RESUMEN DE EZEQUIEL (3)

“Él me llevó en visiones divinas a la tierra de Israel, y me puso sobre un monte muy alto…” (Ez. 40:2).

Los últimos capítulos de esta profecía son emocionantes. Tenemos la revelación de la iglesia y su futuro estado de eterna bienaventuranza en la presencia del Señor. Empiezan con la visión de la nueva Casa de Dios, el Templo restaurado (Capítulos 40-42). Esto servía de ánimo para los tristes deportados. El Templo de Dios será reconstruido y ellos volverán a estar en comunión con Dios por medio de los sacrificios prescritos. Luego la gloria de Dios vuelve al Templo. Dios vuelve a residir en medio de su pueblo, y, para mantener la santidad que hace posible su presencia, está el Altar (Capítulo 43). “Esta es la ley fundamental del templo: ¡santidad absoluta! Toda la cumbre del monte donde está el templo es santa. Sí, esta es la ley fundamente del templo” (v. 12). Para los cristianos, el Altar es la Cruz que hace posible mantener nuestra comunión con el Padre mediante la confesión diaria de nuestros pecados y Su perdón en virtud de la obra de Cristo. El Templo, pues, somos nosotros, y el Espíritu Santo es como la gloria de Dios que nos llena cuando estamos andando en luz. El Capítulo 44 habla de los que sirven al Templo, algunos cerca de Dios, y otros lejos por su infidelidad. Dios pone las condiciones necesarias para que mantengamos la comunión con Él: la obediencia es imprescindible, pero cuando fallamos, está el Altar.

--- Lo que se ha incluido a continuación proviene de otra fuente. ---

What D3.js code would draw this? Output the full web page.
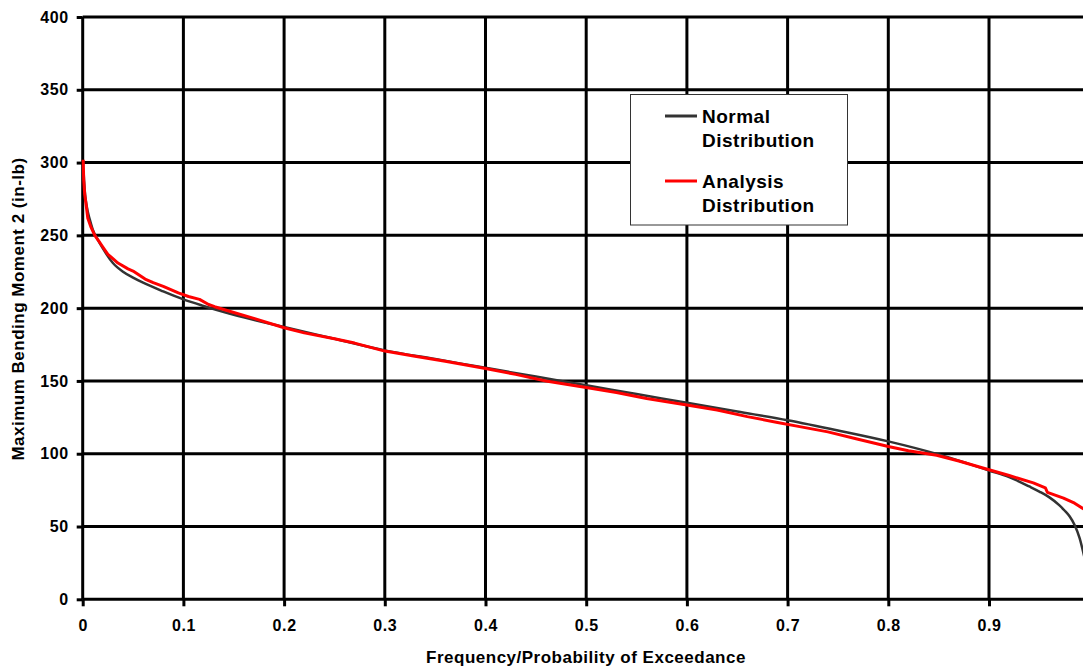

Queda la división de la tierra en porciones iguales según las doce tribus de Israel (Capítulo 45, 46) simbolizando el retorno de los exiliados y su justo restablecimiento en la tierra de Israel, con el santuario de Dios en medio, hablando de la centralidad de Dios y su Ley en la sociedad restaurada. Cada tribu y cada familia tendrán su herencia para abastecerse y ser productiva. Esta es una tierra en verdad bendita. Del Templo fluye el río de la presencia de Dios dando fertilidad a todo el país (Capítulo 47). Jesús usó este modelo para hablar del Espíritu Santo que fluye del creyente aportando bendición a todo lo que le rodea. Y el apóstol Juan lo empleó para hablar del destino final del creyente, del Río que fluye del Trono de Dios en el Paraíso de Dios donde no hay templo porque el Señor Dios Todopoderoso es el Templo suyo, y el Cordero.

Al igual que el libro de Apocalipsis, el libro de Ezequiel termina hablando de la Ciudad (Capítulo 48), de Jerusalén, la Ciudad Santa. Para los judíos, fue la ciudad del Templo, el eje de la vida en su amado país. Sería reconstruida y volverían a subir allí para celebrar las fiestas y ofrecer los sacrificios en el Templo. Para el creyente la nueva Jerusalén es nuestro destino final, la patria que Abraham salió a buscar, la morada de Dios. Allí viviremos en absoluta santidad, el pecado, el diablo, y la muerte eternamente fuera, y los redimidos dentro, disfrutando de una vida fructífera en la presencia de Dios. Al final, por medio de la cruz de Cristo y la obra del Espíritu Santo, Dios ha conseguido lo que siempre ha querido, es decir, vivir en medio de su amado pueblo. Así que el libro de Ezequiel termina con la frase que resume la esperanza y la ilusión de todo creyente: “Y el nombre de la ciudad desde aquel tiempo y para siempre será: “El Señor está allí”. Para siempre estaremos con el Señor.